It’s quiet. Too quiet. With the most recent Newspoll putting Labor back at 58-42 2PP where they have been – and I may have said this ohhhhh thirty or forty times – SINCE WORKCHOICES WAS IMPLEMENTED AND RUDD WAS MADE LEADER, everyone except Tattoo (that’s Professor Flint to you) is writing the Coalition off.

So let’s think of how they could win.

First, let’s assume the worst skew on the 3% error bars, and wind the 2PP back to 55-45.

Now let’s assume everything goes wrong for Labor and right for the Coalition over the next four weeks. Not big ALP leader-hugging-a-tree, PM-hugging-a-lumberjack stuff because maybe maybe Labor has learnt its lesson. I mean small bad luck stuff like Latham last time calling an ALP candidate Ivan Milat etc. Let’s say it’s Rudd that falls off a couple of podia. Maybe someone in his wife’s far-flung HR empire is union-busting immigrant workers in the UK and Krudd fumbles the deflect. Maybe he gets flu and accidentally tells The Aristocrats gag instead of a lightbulb joke on Kerri-Anne Kennerly, etc.

Say that’s good for 2.5%, taking it back to 52.5 – 47.5.

Now let’s look at Mr Jackman’s state-by-state pendulum.

On those figures, a uniform Labor 2PP 52.5% vote gives them about 24 seats – but a lot of those are in Queensland where a 52.5% 2PP would be a 10% swing off a low base of 42.9% last time. Let’s presume a Labor bad-case scenario – that Qld swings around 5% (to a 48% 2PP) and that the 52.5% national figure is made up by higher swings in SA, WA, and Tasmania.
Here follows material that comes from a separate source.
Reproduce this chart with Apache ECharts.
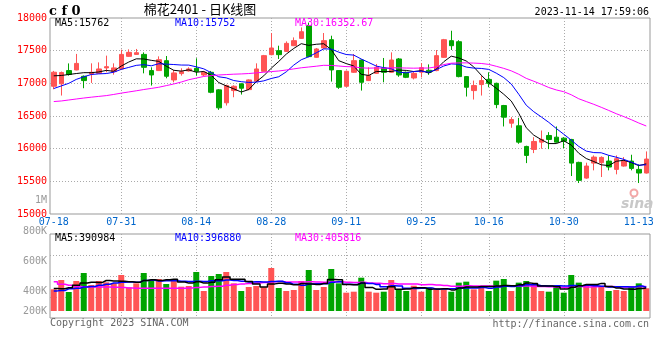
<!DOCTYPE html>
<html><head><meta charset="utf-8">
<script src="https://cdn.jsdelivr.net/npm/echarts@6/dist/echarts.min.js"></script>
<style>html,body{margin:0;padding:0;background:#fff}#c{width:660px;height:360px}</style>
</head><body><div id="c"></div>
<script>
const dates = ['07-18','07-19','07-20','07-21','07-24','07-25','07-26','07-27','07-28','07-31',
'08-01','08-02','08-03','08-04','08-07','08-08','08-09','08-10','08-11','08-14',
'08-15','08-16','08-17','08-18','08-21','08-22','08-23','08-24','08-25','08-28',
'08-29','08-30','08-31','09-01','09-04','09-05','09-06','09-07','09-08','09-11',
'09-12','09-13','09-14','09-15','09-18','09-19','09-20','09-21','09-22','09-25',
'09-26','09-27','09-28','10-09','10-10','10-11','10-12','10-13','10-16','10-17',
'10-18','10-19','10-20','10-23','10-24','10-25','10-26','10-27','10-30','10-31',
'11-01','11-02','11-03','11-06','11-07','11-08','11-09','11-10','11-13','11-14'];
const tickLabels = ['07-18','07-31','08-14','08-28','09-11','09-25','10-16','10-30','11-13'];
const gridDates = ['07-31','08-14','08-28','09-11','09-25','10-16','10-30'];

const opens = [16955,16992,17195,17205,17108,17144,17153,17236,17179,17220,
17413,17443,17443,17195,17195,17347,17052,17149,17190,17230,
17128,17169,16900,16702,16889,16992,16904,17031,17184,17439,
17500,17489,17576,17688,17882,17398,17541,17668,17195,16955,
17169,17357,17042,17153,17235,17169,17373,17169,17082,17170,
17200,17195,17398,17653,17637,17103,16889,16981,17060,17000,
16660,16390,16350,16034,15988,16100,16202,16176,16161,16141,
15790,15550,15779,15785,15810,15683,15734,15810,15683,15627];
const closes = [17170,17165,17135,17305,17042,17169,17220,17255,17236,17443,
17474,17469,17245,17128,17362,17108,17159,17179,17220,17184,
17169,16863,16625,16966,16955,16925,17052,17220,17424,17541,
17439,17612,17653,17790,17409,17526,17653,17205,16940,17184,
17347,17016,17118,17245,17169,17357,17128,17092,17153,17240,
17170,17424,17668,17576,17103,16940,16966,17042,17000,16675,
16482,16446,16100,15897,16110,16141,16141,16100,16115,15779,
15515,15734,15871,15866,15719,15846,15810,15698,15627,15841];
const lows = [16910,16813,17118,17200,16925,17006,17145,17169,17133,17210,
17405,17435,17153,16966,17190,17077,17016,17118,17180,17118,
17110,16848,16594,16660,16787,16828,16895,17025,17180,17430,
17373,17480,17570,17680,17400,17390,17530,17027,16915,16945,
17160,16889,17035,17145,17016,17160,17100,17080,17060,17090,
17130,17185,17390,17510,17092,16798,16752,16813,16940,16619,
16340,16320,16075,15779,15932,15999,15993,16090,16008,15581,
15474,15540,15668,15566,15668,15607,15725,15668,15474,15620];
const highs = [17190,17180,17305,17450,17120,17306,17321,17424,17306,17515,
17520,17526,17474,17245,17413,17418,17205,17230,17245,17383,
17185,17190,16910,16980,16970,17000,17060,17306,17435,17770,
17576,17642,17703,17856,17930,17540,17770,17729,17200,17195,
17449,17365,17245,17296,17388,17474,17388,17180,17175,17310,
17290,17510,17680,17805,17660,17110,17042,17118,17169,17010,
16670,16482,16472,16045,16176,16278,16253,16340,16176,16150,
15800,15785,15897,15882,15897,15897,15871,15907,15760,15958];

const ma5 = [17115,17120,17135,17150,17163,17163,17174,17198,17184,17265,
17326,17375,17373,17352,17336,17262,17200,17187,17206,17170,
17182,17123,17012,16961,16916,16867,16905,17024,17115,17232,
17335,17447,17534,17607,17581,17598,17606,17517,17347,17302,
17266,17138,17121,17182,17179,17181,17203,17198,17180,17194,
17157,17216,17331,17416,17388,17342,17251,17125,17010,16925,
16833,16729,16541,16320,16207,16139,16078,16078,16121,16055,
15930,15849,15803,15753,15741,15807,15822,15788,15740,15768];
const ma10 = [16920,16960,17000,17060,17100,17135,17145,17150,17170,17214,
17244,17275,17286,17268,17300,17294,17288,17280,17279,17253,
17222,17162,17100,17084,17043,17025,17014,17018,17038,17074,
17101,17176,17279,17361,17407,17467,17527,17525,17477,17441,
17432,17372,17319,17264,17240,17223,17171,17160,17181,17187,
17169,17210,17265,17298,17291,17249,17233,17228,17213,17156,
17088,16990,16833,16665,16566,16486,16403,16309,16221,16131,
16034,15963,15940,15937,15898,15869,15836,15795,15747,15753];
const ma30 = [16721,16730,16745,16760,16775,16788,16800,16812,16830,16850,
16868,16886,16905,16922,16940,16965,16990,17020,17055,17080,
17105,17118,17128,17134,17140,17144,17150,17160,17170,17180,
17189,17204,17221,17238,17250,17262,17276,17274,17265,17256,
17252,17237,17232,17236,17230,17238,17237,17234,17232,17234,
17234,17253,17287,17308,17313,17313,17310,17304,17290,17261,
17229,17191,17139,17076,17032,16986,16936,16899,16872,16825,
16764,16721,16679,16633,16585,16535,16491,16444,16393,16347];

// volume in thousands
const volume = [372,531,326,514,651,446,514,491,474,617,
406,474,651,531,549,463,531,417,429,669,
343,600,634,669,474,343,411,429,406,737,
394,343,360,514,703,360,411,720,474,314,
331,571,331,314,331,531,360,343,434,331,
406,371,371,331,486,503,371,406,343,520,
549,343,486,514,463,343,331,429,314,617,
486,429,417,417,343,360,343,406,474,389];
const volMa5 = [385,380,400,440,479,494,490,523,515,508,
500,492,524,536,522,534,545,498,478,502,
478,492,535,583,544,544,506,465,413,465,
475,462,448,470,463,456,470,542,534,456,
450,482,404,372,376,416,373,376,400,400,
375,377,383,362,393,412,412,419,422,429,
438,432,448,482,471,430,427,416,376,407,
435,455,453,473,418,393,376,374,385,394];
const volMa10 = [345,350,380,390,410,420,440,460,480,494,
497,491,524,526,515,517,519,511,507,512,
506,518,517,530,523,511,499,500,498,505,
510,484,457,441,464,466,466,495,502,459,
453,476,473,453,416,433,428,390,386,388,
395,375,379,381,396,394,395,401,392,411,
425,422,434,452,450,434,430,432,429,439,
433,441,434,425,413,414,416,413,429,406];
const volMa30 = [500,460,440,420,415,412,410,410,408,405,
395,392,390,390,388,390,390,392,395,405,
412,418,425,440,455,465,470,480,490,503,
504,498,499,499,501,498,494,502,502,492,
489,493,482,475,468,470,464,462,462,451,
453,445,436,425,425,431,429,429,427,419,
424,424,429,429,421,420,417,408,402,412,
418,413,416,419,420,414,413,415,417,419];
const volAxisLabels = ['1M','800K','600K','400K','200K'];

const MONO = '"DejaVu Sans Mono", monospace';
const RED = '#ff5454', GREEN = '#00a400';
const isUp = closes.map((c, i) => c >= opens[i]);
const showLabel = i => tickLabels.indexOf(dates[i]) >= 0;
const showGrid = i => gridDates.indexOf(dates[i]) >= 0;
const dotted = { color: '#aaa', type: [1, 2], width: 1 };

const volLabelY = [200.5, 231, 261.5, 291, 311];
const texts = [
  { text: 'c f 0', x: 49, y: 11.5, font: 'bold 13px "DejaVu Serif"', fill: '#000' },
  { text: '棉花2401 - 日K线图', x: 200, y: 9, align: 'center', font: '13px "Noto Sans CJK SC"', fill: '#000' },
  { text: '2023-11-14 17:59:06', x: 649, y: 12, align: 'right', font: '10px ' + MONO, fill: '#000' },
  { text: 'MA5:15762', x: 55, y: 23.5, font: '10px ' + MONO, fill: '#000' },
  { text: 'MA10:15752', x: 175, y: 23.5, font: '10px ' + MONO, fill: '#0000ff' },
  { text: 'MA30:16352.67', x: 295, y: 23.5, font: '10px ' + MONO, fill: '#ff00ff' },
  { text: 'MA5:390984', x: 55, y: 238.5, font: '10px ' + MONO, fill: '#000' },
  { text: 'MA10:396880', x: 175, y: 238.5, font: '10px ' + MONO, fill: '#0000ff' },
  { text: 'MA30:405816', x: 295, y: 238.5, font: '10px ' + MONO, fill: '#ff00ff' },
  { text: 'Copyright 2023 SINA.COM', x: 50, y: 323, font: '10px ' + MONO, fill: '#666' },
  { text: 'http://finance.sina.com.cn', x: 649, y: 324, align: 'right', font: '10px ' + MONO, fill: '#666' },
  { text: 'sina', x: 621, y: 204, font: 'italic bold 14px "DejaVu Sans"', fill: '#c8c8c8' }
];
volAxisLabels.forEach((t, i) => texts.push({ text: t, x: 47, y: volLabelY[i], align: 'right', font: '10px ' + MONO, fill: '#999' }));

const graphic = texts.map(t => ({
  type: 'text', x: t.x, y: t.y, z: 10,
  style: { text: t.text, fill: t.fill, font: t.font, align: t.align || 'left', verticalAlign: 'middle' }
}));
graphic.push({ type: 'circle', shape: { cx: 634, cy: 193, r: 3.5 }, style: { fill: 'none', stroke: '#f3a6a6', lineWidth: 2 }, z: 10 });

const chart = echarts.init(document.getElementById('c'));
chart.setOption({
  animation: false,
  backgroundColor: '#fff',
  graphic: graphic,
  grid: [
    { left: 50, right: 10, top: 18, height: 196, show: true, borderColor: '#999', borderWidth: 1 },
    { left: 50, right: 10, top: 234, height: 84, show: true, borderColor: '#999', borderWidth: 1 }
  ],
  xAxis: [
    { type: 'category', gridIndex: 0, data: dates, boundaryGap: true,
      axisLine: { show: false }, axisTick: { show: false },
      axisLabel: { interval: (i) => showLabel(i), color: '#0066cc', fontFamily: MONO, fontSize: 10, margin: 3 },
      splitLine: { show: true, interval: (i) => showGrid(i), alignWithLabel: true, lineStyle: dotted } },
    { type: 'category', gridIndex: 1, data: dates, boundaryGap: true,
      axisLine: { show: false }, axisTick: { show: false }, axisLabel: { show: false },
      splitLine: { show: true, interval: (i) => showGrid(i), alignWithLabel: true, lineStyle: dotted } }
  ],
  yAxis: [
    { type: 'value', gridIndex: 0, min: 15000, max: 18000, interval: 500,
      axisLine: { show: false }, axisTick: { show: false },
      axisLabel: { color: '#ff0000', fontFamily: MONO, fontSize: 10, margin: 3, padding: [0, 0, 4, 0], formatter: (v) => String(v) },
      splitLine: { show: true, lineStyle: { color: ['transparent', '#aaa', '#aaa', '#aaa', '#aaa', '#aaa', 'transparent'], type: [1, 2], width: 1 } } },
    { type: 'value', gridIndex: 1, min: -120, max: 1320, interval: 360,
      axisLine: { show: false }, axisTick: { show: false }, axisLabel: { show: false },
      splitLine: { show: true, lineStyle: { color: ['transparent', '#aaa', '#aaa', '#aaa', 'transparent'], type: [1, 2], width: 1 } } }
  ],
  series: [
    { type: 'candlestick', xAxisIndex: 0, yAxisIndex: 0, barWidth: 5,
      data: dates.map((d, i) => [opens[i], closes[i], lows[i], highs[i]]),
      itemStyle: { color: RED, color0: GREEN, borderColor: RED, borderColor0: GREEN, borderWidth: 1 } },
    { type: 'line', xAxisIndex: 0, yAxisIndex: 0, data: ma5, symbol: 'none', lineStyle: { color: '#000', width: 1 } },
    { type: 'line', xAxisIndex: 0, yAxisIndex: 0, data: ma10, symbol: 'none', lineStyle: { color: '#0000ff', width: 1 } },
    { type: 'line', xAxisIndex: 0, yAxisIndex: 0, data: ma30, symbol: 'none', lineStyle: { color: '#ff00ff', width: 1 } },
    { type: 'bar', xAxisIndex: 1, yAxisIndex: 1, barWidth: 6,
      data: volume.map((v, i) => ({ value: v, itemStyle: { color: isUp[i] ? RED : GREEN } })) },
    { type: 'line', xAxisIndex: 1, yAxisIndex: 1, data: volMa30, step: 'middle', symbol: 'none', lineStyle: { color: '#ff00ff', width: 1.5 } },
    { type: 'line', xAxisIndex: 1, yAxisIndex: 1, data: volMa10, step: 'middle', symbol: 'none', lineStyle: { color: '#0000ff', width: 1.5 } },
    { type: 'line', xAxisIndex: 1, yAxisIndex: 1, data: volMa5, step: 'middle', symbol: 'none', lineStyle: { color: '#000', width: 1.5 } }
  ]
});
</script></body></html>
The 5-10% swing range for those states are virtually empty of Labor gains – they pick up four seats.

That winds Labor back to gaining 19 seats. These include Bennelong and Braddon. Let’s presume they lose the latter on the pulp mill, and the former because people just can’t bring themselves to be sufficiently impertinent to sack the PM.

Seventeen seats. That includes Canning and Kalgoorlie in WA and Boothby and Sturt in SA. On this scenario, any two of these wound in individually from the 6-9% swing, would keep them in Coalition hands. And that’s the ballgame.

Note here that nothing really unlikely has been assumed – no big terrorist incident here or overseas, no huge Labor scandal. It relies on the Coalition having some good luck, but when did politics ever not?

Prove that I lie. Or got my sums wrong.